# Hybrid inset-overlay cabinets



## jsvenson11 (Feb 8, 2018)

I'm building a set of kitchen cabinets for our remodel. Yes, I realize it might be cheaper to buy premade cabinets, but we're going for a "high end" look and I haven't seen premade cabinets that fit that criteria as well as our budget.

I am trying to do a hybrid inset-overlay look with the visible portion of the carcass or frame on the inset being relatively narrow. The base cabinets will only be inset into the stiles, not the rails or stretchers. In other words it will look something like this first picture:










I can't tell how wide the stiles are in that picture but it looks like they may be about 1.5". In other words, it looks like the two 3/4" sides of the adjacent cabinets meet flush with a stile attached to where the sides meet.

Ideally, I think I'd like the stile to be thinner as in this second picture where all the parts on the inset frame appear to be only 3/4".










Unless these cabinets in the second picture were constructed as one piece and the box with the doors and the box with drawers share a 3/4" cabinet side, I can't figure out how they made the inset appear so narrow.

Any ideas? Thanks in advance


----------



## Sparks500 (Jun 30, 2017)

I read in Fine homebuilding, I think, a long time ago about a guy that was building cabinets using ⅜ overlay euro hinges and then filling in between the doors to give the appearance of inset.


----------



## cabmaker (Sep 16, 2010)

Second pic…....ofcoarse its one cabinet !

Not sure I'm understanding your question


----------



## jdh122 (Sep 8, 2010)

I built a study with my brother, where we started out with standard Ikea cabinet boxes but used filler strips between the boxes. The result was, as in your first picture, with vertical stiles but no rails between the drawers. You can make the inset as narrow as you want simply by varying the thickness of the filler strips since they're not structural. (This is basically what Sparks said).


----------



## waho6o9 (May 6, 2011)

32 mm European cabinetry.

^ Unless these cabinets in the second picture were constructed as one piece and the box with the doors and the box with drawers share a 3/4" cabinet side, I can't figure out how they made the inset appear so narrow.

Any ideas? Thanks in advance

I like the 3/4 American face frame cabinetry with the inset doors:


----------



## Tony1212 (Aug 26, 2013)

My first bit of advice is to find some cabinets you like in a store and see how they are made. Go back home and copy that technique.
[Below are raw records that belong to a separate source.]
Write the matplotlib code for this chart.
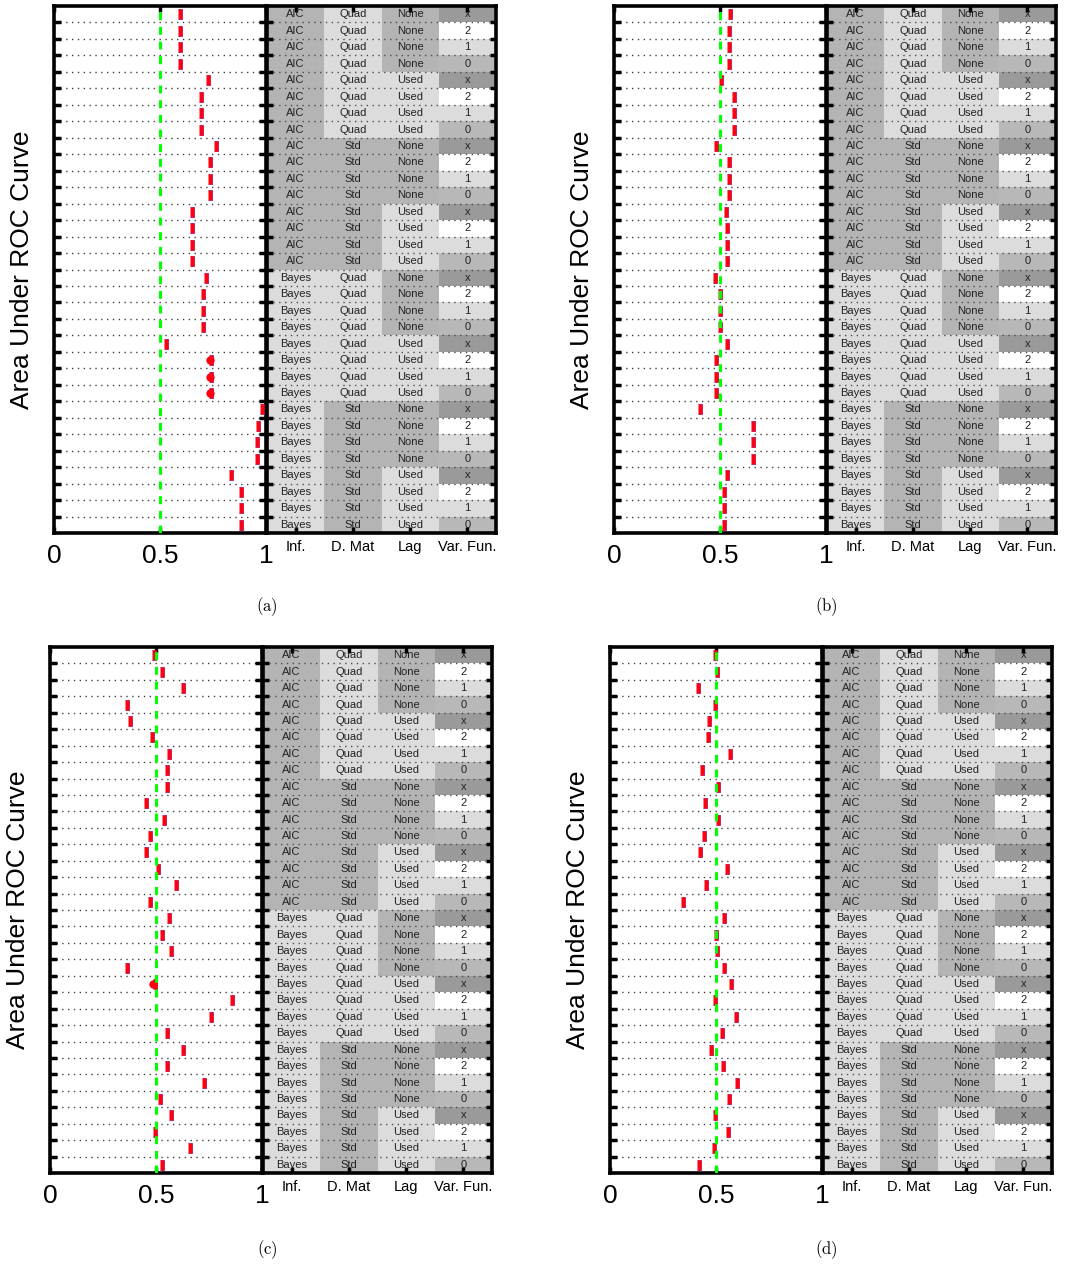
import matplotlib
matplotlib.use("Agg")
import matplotlib.pyplot as plt
import numpy as np

plt.rcParams['font.family'] = ['Liberation Sans', 'DejaVu Sans']
plt.rcParams['mathtext.fontset'] = 'cm'

# ---------------- data ----------------
inf_col = ['AIC'] * 16 + ['Bayes'] * 16
dmat_col = (['Quad'] * 8 + ['Std'] * 8) * 2
lag_col = (['None'] * 4 + ['Used'] * 4) * 4
varfun_col = ['x', '2', '1', '0'] * 8

col_labels = ['Inf.', 'D. Mat', 'Lag', 'Var. Fun.']
x_ticks = [0, 0.5, 1]
x_ticklabels = ['0', '0.5', '1']
ylabel = 'Area Under ROC Curve'
captions = ['(a)', '(b)', '(c)', '(d)']

auc_a = [0.595, 0.595, 0.595, 0.595, 0.727, 0.694, 0.694, 0.694,
         0.762, 0.738, 0.738, 0.738, 0.649, 0.649, 0.649, 0.649,
         0.716, 0.705, 0.705, 0.705, 0.527, 0.740, 0.740, 0.740,
         0.981, 0.960, 0.958, 0.958, 0.836, 0.881, 0.881, 0.881]
auc_b = [0.546, 0.541, 0.541, 0.541, 0.503, 0.565, 0.565, 0.565,
         0.480, 0.541, 0.541, 0.541, 0.526, 0.532, 0.532, 0.532,
         0.478, 0.500, 0.500, 0.500, 0.533, 0.481, 0.481, 0.481,
         0.405, 0.654, 0.654, 0.654, 0.535, 0.519, 0.519, 0.519]
auc_c = [0.492, 0.529, 0.627, 0.362, 0.375, 0.483, 0.562, 0.551,
         0.551, 0.451, 0.540, 0.473, 0.451, 0.508, 0.595, 0.473,
         0.562, 0.529, 0.573, 0.362, 0.494, 0.860, 0.760, 0.551,
         0.627, 0.551, 0.727, 0.518, 0.573, 0.494, 0.660, 0.529]
auc_d = [0.494, 0.505, 0.414, 0.494, 0.467, 0.462, 0.564, 0.435,
         0.508, 0.446, 0.511, 0.443, 0.424, 0.552, 0.452, 0.346,
         0.538, 0.500, 0.505, 0.538, 0.570, 0.494, 0.592, 0.527,
         0.476, 0.532, 0.597, 0.562, 0.494, 0.556, 0.490, 0.419]
# rows (1-based) whose box shows a wider spread blob
wide_a = [22, 23, 24]
wide_b = []
wide_c = [21]
wide_d = []

# ---------------- style ----------------
inf_colors = {'AIC': '#b4b4b4', 'Bayes': '#dcdcdc'}
dmat_colors = {'Quad': '#dcdcdc', 'Std': '#b4b4b4'}
lag_colors = {'None': '#b4b4b4', 'Used': '#dcdcdc'}
vf_colors = {'x': '#9a9a9a', '2': '#ffffff', '1': '#dcdcdc', '0': '#b8b8b8'}
col_maps = [inf_colors, dmat_colors, lag_colors, vf_colors]
columns = [inf_col, dmat_col, lag_col, varfun_col]

W, H = 1067, 1266
fig = plt.figure(figsize=(W / 100, H / 100), dpi=100)


def add_ax(l, t, r, b):
    return fig.add_axes([l / W, 1 - b / H, (r - l) / W, (b - t) / H])


n = len(inf_col)
rows = np.arange(1, n + 1)
bounds = np.arange(1.5, n, 1.0)
rect = [(-0.4, -1), (0.4, -1), (0.4, 1), (-0.4, 1)]

panels = [
    (auc_a, wide_a, (54, 6, 266, 533), (267, 6, 496, 533), 22, 267, 607),
    (auc_b, wide_b, (614, 6, 826, 533), (827, 6, 1056, 533), 582, 826, 607),
    (auc_c, wide_c, (50, 647, 262, 1173), (263, 647, 492, 1173), 18, 267, 1250),
    (auc_d, wide_d, (610, 647, 822, 1173), (823, 647, 1052, 1173), 578, 826, 1250),
]

for k, (vals, wide, pbox, tbox, ylx, capx, capy) in enumerate(panels):
    ax = add_ax(*pbox)
    ax.set_xlim(0, 1)
    ax.set_ylim(n + 0.5, 0.5)
    for b in bounds:
        ax.axhline(b, color='0.25', lw=1.0, ls=(0, (1, 3.2)), zorder=1)
    ax.plot(vals, rows, ls='none', marker=rect, ms=7.2, mfc='#ff0010',
            mec='#b0004a', mew=0.5, zorder=3)
    if wide:
        wv = [vals[i - 1] - 0.006 for i in wide]
        ax.plot(wv, wide, ls='none', marker='o', ms=5, mfc='#ff0010',
                mec='#ff0010', zorder=3)
    ax.axvline(0.5, color='#00ff00', lw=2.2, dashes=(2.6, 2.2), zorder=4)
    ax.set_xticks(x_ticks)
    ax.set_xticklabels(x_ticklabels, fontsize=19)
    ax.set_yticks(bounds)
    ax.set_yticklabels([])
    ax.tick_params(axis='x', direction='in', top=True, bottom=True,
                   length=4, width=2.5, pad=8)
    ax.tick_params(axis='y', direction='in', left=True, right=True,
                   length=5, width=2.5)
    for s in ax.spines.values():
        s.set_linewidth(2.6)

    tx = add_ax(*tbox)
    tx.set_xlim(0, 4)
    tx.set_ylim(n + 0.5, 0.5)
    for c, (colvals, cmap) in enumerate(zip(columns, col_maps)):
        for i, v in enumerate(colvals):
            tx.fill_between([c, c + 1], i + 0.5, i + 1.5, color=cmap[v],
                            lw=0, zorder=0)
            tx.text(c + 0.5, i + 1, v, ha='center', va='center',
                    fontsize=8, color='#222222', zorder=3)
    for b in bounds:
        tx.axhline(b, color='0.3', lw=1.0, ls=(0, (1, 3.2)), zorder=2)
    tx.set_xticks(np.arange(4) + 0.5)
    tx.set_xticklabels(col_labels, fontsize=10.5)
    tx.set_yticks(bounds)
    tx.set_yticklabels([])
    tx.tick_params(axis='x', direction='in', top=True, bottom=True,
                   length=4, width=2.5, pad=5)
    tx.tick_params(axis='y', direction='in', left=True, right=True,
                   length=4, width=2.5)
    for s in tx.spines.values():
        s.set_linewidth(2.6)

    cy = (pbox[1] + pbox[3]) / 2
    fig.text(ylx / W, 1 - cy / H, ylabel, rotation=90, ha='center',
             va='center', fontsize=19)
    fig.text(capx / W, 1 - capy / H, r'$\mathrm{' + captions[k] + '}$',
             ha='center', va='center', fontsize=12)

fig.savefig('out.png', dpi=100)
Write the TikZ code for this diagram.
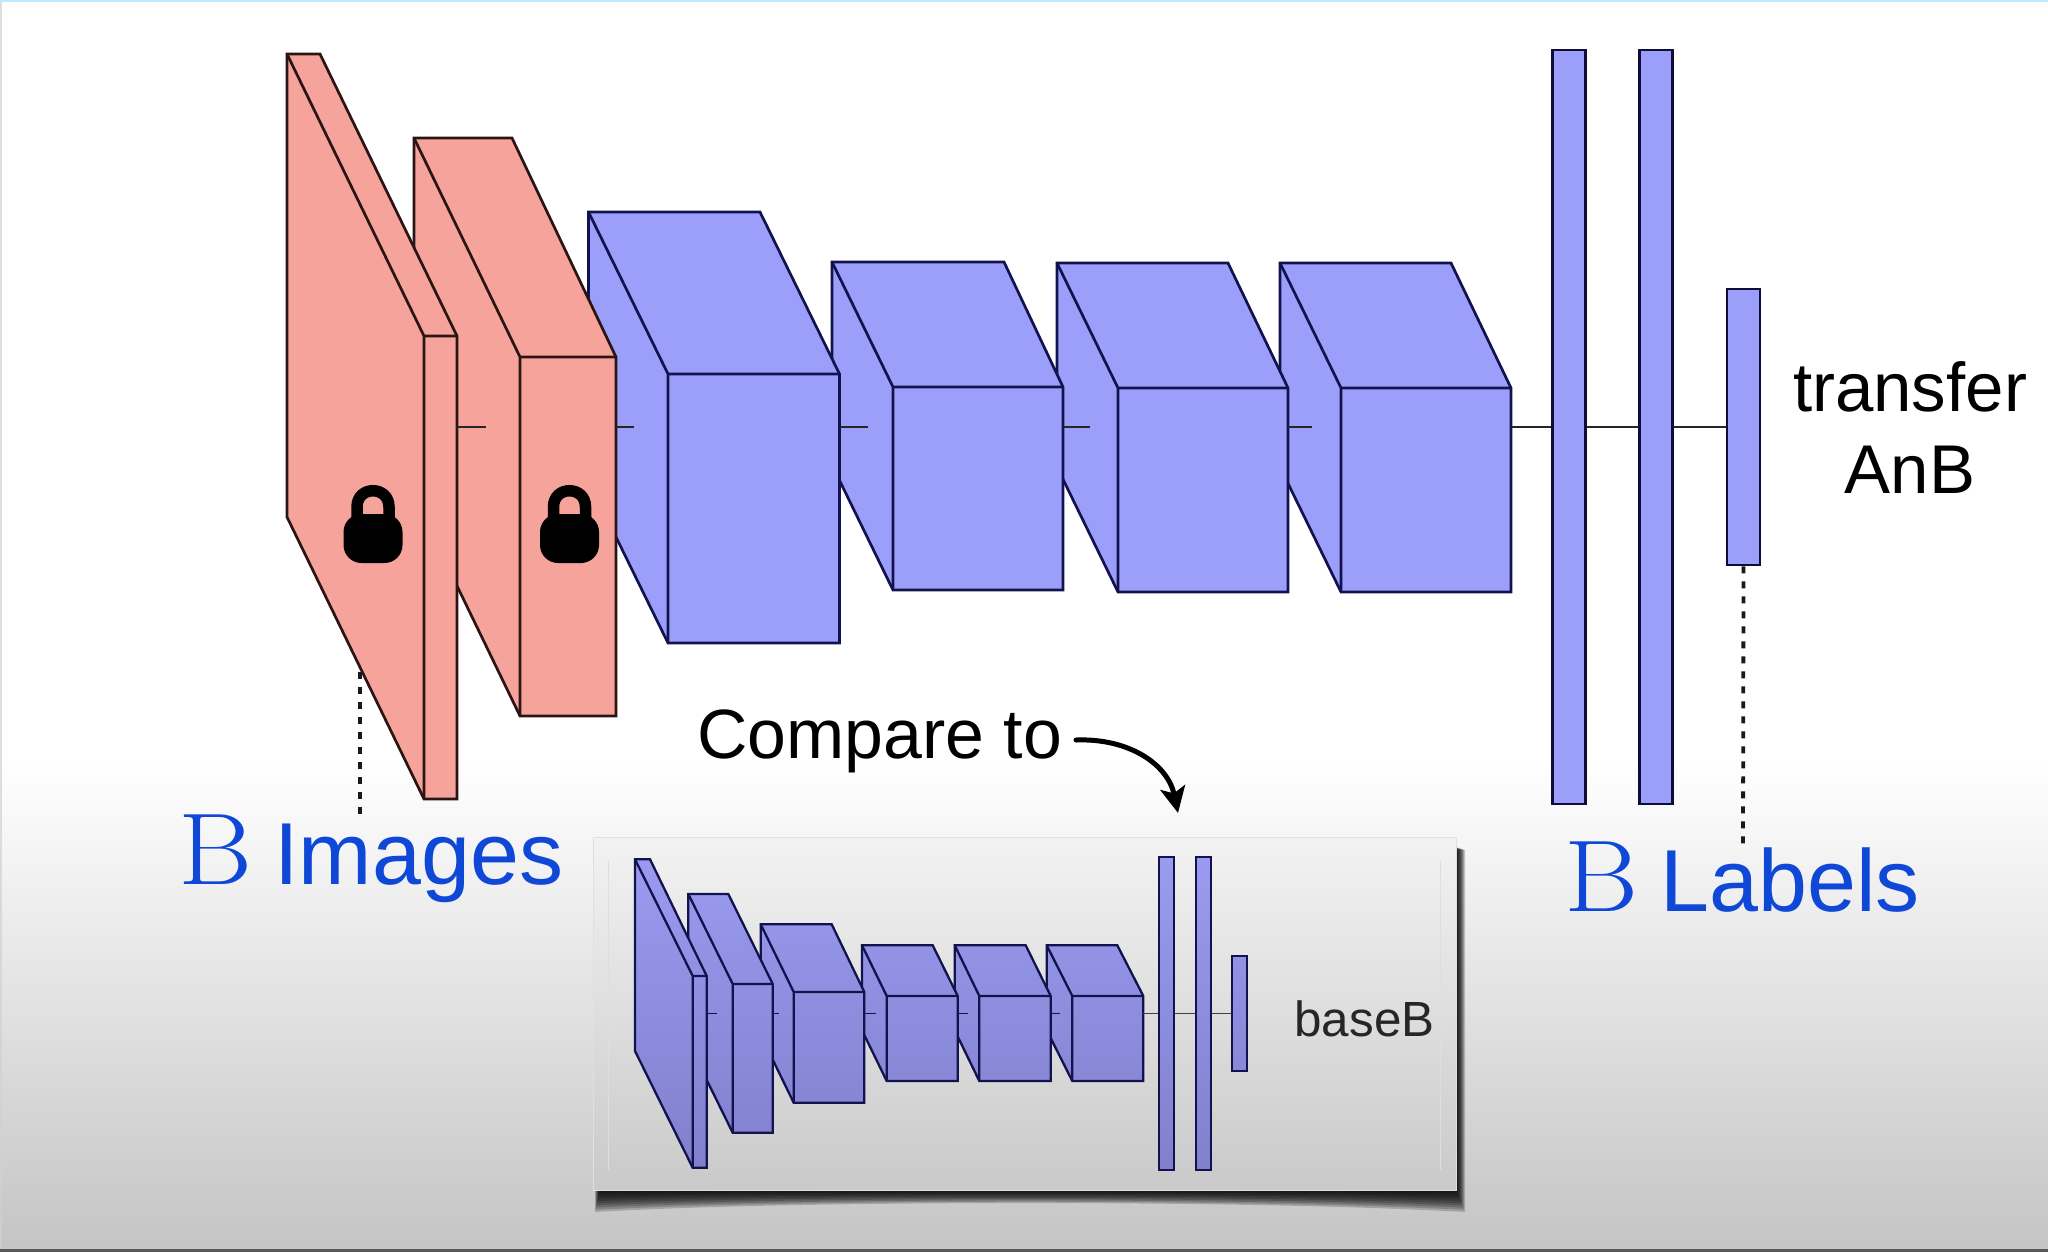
\documentclass[tikz,border=0pt]{standalone}
\usepackage{fontspec}
\usetikzlibrary{calc,arrows.meta}
\newfontfamily\helv{Liberation Sans}
\definecolor{pinkf}{HTML}{F6A39B}
\definecolor{bluef}{HTML}{9C9FFA}
\definecolor{pinke}{HTML}{2A1414}
\definecolor{bluee}{HTML}{12124E}
\definecolor{inA}{HTML}{9A9AF0}
\definecolor{inB}{HTML}{8080CC}
\definecolor{labelblue}{HTML}{0F47D6}
\newcommand{\netblock}[9]{%
  \coordinate (#1-tl) at (#3,#7);
  \coordinate (#1-tr) at (#4,#7);
  \coordinate (#1-fl) at (#5,#8);
  \coordinate (#1-fr) at (#6,#8);
  \coordinate (#1-bl) at (#5,#9);
  \coordinate (#1-br) at (#6,#9);
  \coordinate (#1-sl) at ($(#1-bl)+(#1-tl)-(#1-fl)$);
  \path[#2,blockfill] (#1-tl) -- (#1-tr) -- (#1-fr) -- (#1-br) -- (#1-bl) -- (#1-sl) -- cycle;
  \draw[#2] (#1-tl) -- (#1-fl) -- (#1-fr) (#1-fl) -- (#1-bl);
}
\tikzset{
  blockfill/.style={},
  pinkline/.style={draw=pinke,line width=1.35pt,line join=miter},
  blueline/.style={draw=bluee,line width=1.35pt,line join=miter},
  bar/.style={draw=bluee!70!black,fill=bluef,line width=1.25pt,inner sep=0pt,minimum width=16.5pt,rectangle},
  innerline/.style={draw=bluee,line width=1.15pt,line join=miter},
  ishade/.style 2 args={top color=inB!#1!inA,bottom color=inB!#2!inA},
  ibar/.style={draw=bluee,line width=1.05pt,inner sep=0pt,minimum width=7.5pt,rectangle},
  stub/.style={draw=black!85,line width=1pt},
  dotline/.style={draw=black!90,line width=1.9pt,dash pattern=on 3.5pt off 4pt},
  lbl/.style={anchor=base west,inner sep=0pt},
  bigblue/.style={lbl,text=labelblue},
  pics/padlock/.style={code={
    \draw[black,line width=5.75pt] (-16,34) -- (-16,22) .. controls (-16,0.3) and (16,0.3) .. (16,22) -- (16,34);
    \fill[black,rounded corners=9pt] (-29.5,29) rectangle (29.5,78);
  }}
}
\newcommand{\Bglyph}{\scalebox{1.11}[1]{\fontsize{51}{51}\selectfont B}}
\newcommand{\Sfont}{\helv\fontsize{44}{44}\selectfont}
\begin{document}
\begin{tikzpicture}[x=0.5pt,y=-0.5pt]
\useasboundingbox (0,0) rectangle (2048,1252);
% slide background
\fill[white] (0,0) rectangle (2048,1252);
\shade[top color=white,bottom color=black!23] (0,760) rectangle (2048,1249);
\fill[black!18,opacity=.7] (0,0) rectangle (2,1249);
\fill[cyan!25] (0,0) rectangle (2048,2);
\fill[black!65] (0,1249) rectangle (2048,1252);

% main network, drawn from back to front
\node[bar,minimum height=138pt] (bar3main) at (1743.5,427) {};
\node[bar,minimum height=377pt] (bar2main) at (1656,427) {};
\node[bar,minimum height=377pt] (bar1main) at (1569,427) {};
\tikzset{blockfill/.style={fill=bluef}}
\netblock{b6}{blueline}{1280}{1451}{1341}{1511}{263}{388}{592}
\netblock{b5}{blueline}{1057}{1228}{1118}{1288}{263}{388}{592}
\netblock{b4}{blueline}{832}{1004}{893}{1063}{262}{387}{590}
\netblock{b3}{blueline}{588.5}{760}{668}{839.5}{212}{374}{643}
\tikzset{blockfill/.style={fill=pinkf}}
\netblock{b2}{pinkline}{414}{512}{520}{616}{138}{357}{716}
\netblock{b1}{pinkline}{287}{320}{424}{457}{54}{336}{799}

\coordinate (e1) at (486,427);
\coordinate (e2) at (634,427);
\coordinate (e3) at (868,427);
\coordinate (e4) at (1090,427);
\coordinate (e5) at (1312,427);
\draw[stub] (b1-fr |- e1) -- (e1);
\draw[stub] (b2-fr |- e2) -- (e2);
\draw[stub] (b3-fr |- e3) -- (e3);
\draw[stub] (b4-fr |- e4) -- (e4);
\draw[stub] (b5-fr |- e5) -- (e5);
\draw[stub] (b6-fr |- bar1main.west) -- (bar1main.west);
\draw[stub] (bar1main.east) -- (bar2main.west);
\draw[stub] (bar2main.east) -- (bar3main.west);

\pic at (373,485) {padlock};
\pic at (569.5,485) {padlock};

% inset panel with shadow
\foreach \g in {1,...,10}{
  \fill[black,opacity=.19] (600-\g/2,1180) -- (600-\g/2,\g*2.2+1190)
     .. controls (800,\g+1190) and (1250,\g+1190) .. (1456+\g*.9,\g*2.2+1190)
     -- (1456+\g*.9,850) -- (1440,842) -- cycle;
}
\shade[top color=black!5,bottom color=black!21,draw=black!12,line width=.5pt] (593,837) rectangle (1456,1190);
\draw[black!13,line width=.4pt] (608,860) -- (608,1170);
\draw[black!13,line width=.4pt] (1440,860) -- (1440,1170);

\node[ibar,ishade={31}{68},minimum height=57.35pt] (ibar3) at (1239.8,1013.35) {};
\node[ibar,ishade={0}{100},minimum height=156.65pt] (ibar2) at (1203.2,1013.35) {};
\node[ibar,ishade={0}{100},minimum height=156.65pt] (ibar1) at (1166.8,1013.35) {};
\tikzset{blockfill/.style={ishade={27}{71}}}
\netblock{if}{innerline}{1046.7}{1117.3}{1072.3}{1143.3}{945.3}{996}{1081}
\netblock{ie}{innerline}{954.7}{1025.7}{979.3}{1050.7}{945.3}{996}{1081}
\netblock{id}{innerline}{862}{932.7}{886.7}{957.7}{945.3}{996}{1081}
\tikzset{blockfill/.style={ishade={21}{78}}}
\netblock{ic}{innerline}{760.7}{831.7}{793.7}{864.3}{924.3}{992}{1102.7}
\tikzset{blockfill/.style={ishade={11}{88}}}
\netblock{ib}{innerline}{688.3}{728.3}{732.7}{772.7}{894}{984}{1132.7}
\tikzset{blockfill/.style={ishade={0}{100}}}
\netblock{ia}{innerline}{635}{650}{692.7}{706.7}{859.3}{976}{1167.7}

\coordinate (ie1) at (717.3,1013.35);
\coordinate (ie2) at (779,1013.35);
\coordinate (ie3) at (875.7,1013.35);
\coordinate (ie4) at (968.3,1013.35);
\coordinate (ie5) at (1060,1013.35);
\draw[draw=bluee,line width=.85pt] (ia-fr |- ie1) -- (ie1);
\draw[draw=bluee,line width=.85pt] (ib-fr |- ie2) -- (ie2);
\draw[draw=bluee,line width=.85pt] (ic-fr |- ie3) -- (ie3);
\draw[draw=bluee,line width=.85pt] (id-fr |- ie4) -- (ie4);
\draw[draw=bluee,line width=.85pt] (ie-fr |- ie5) -- (ie5);
\draw[draw=black!75,line width=.85pt] (if-fr |- ibar1.west) -- (ibar1.west);
\draw[draw=black!75,line width=.85pt] (ibar1.east) -- (ibar2.west);
\draw[draw=black!75,line width=.85pt] (ibar2.east) -- (ibar3.west);

% dotted leaders
\coordinate (imgtop) at (360,672);
\coordinate (imgend) at (360,818);
\coordinate (labend) at (1743,846);
\draw[dotline] (imgtop) -- (imgend);
\draw[dotline] (bar3main.south) -- (labend);

% compare arrow
\coordinate (arrstart) at (1076,740);
\coordinate (arrend) at (1178,813);
\draw[line width=2.5pt,line cap=round,-{Stealth[length=13pt,width=12.5pt,inset=3pt]}] (arrstart) .. controls (1130,738) and (1168,765) .. (arrend);

% labels
\node[bigblue] (imglabel) at (178,884) {\Bglyph\kern11pt{\Sfont Images}};
\node[bigblue] (lablabel) at (1564,911) {\Bglyph\kern11pt{\Sfont Labels}};
\node[lbl,font=\helv\fontsize{34.9}{34.9}\selectfont] (cmp) at (697,758) {Compare to};
\node[lbl,font=\helv\fontsize{24.7}{24.7}\selectfont,text=black!85] (baseb) at (1294,1036) {baseB};
\node[inner sep=0pt,align=center,anchor=center,font=\helv\fontsize{34.5}{41}\selectfont] (transfer) at (1910,428) {transfer\\AnB};
\end{tikzpicture}
\end{document}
Take a lot of pictures. Tell the salesperson that your are just starting your research and not interested in buying just yet,

I'm not a cabinet maker, but here is how I would go about making the base cabinets in your first picture.

There are 4 vertical uprights (I think you are calling them stiles), There are 3 in the picture, there has to be a 4th off to the left of the picture.

From a sheet(s) of plywood, cut out 4 rectangles measuring your desired height by the depth from the wall to the front. Stack them up (they should all be the same size) and cut a toe kick out of one corner.

Use plywood offcuts as triangle braces and stretchers at the top, back and bottom. Do 3 stretchers at the front that are far enough back to be covered by the drawer fronts: one at the very top, one at the toe kick and one in the middle. Use pocket hole screws to assemble onsite.

That's your basic carcass. No need for big, wooden boxes if you can avoid it. Just add the drawer slides and a long continuous board for the back of the toekick. Use edge banding to hide the plys.

You can probably get all four uprights (stiles) and most of your bracing out of 2 sheets of plywood.

The hardest (and most expensive) part will probably be building and installing the drawers and drawer fronts.


----------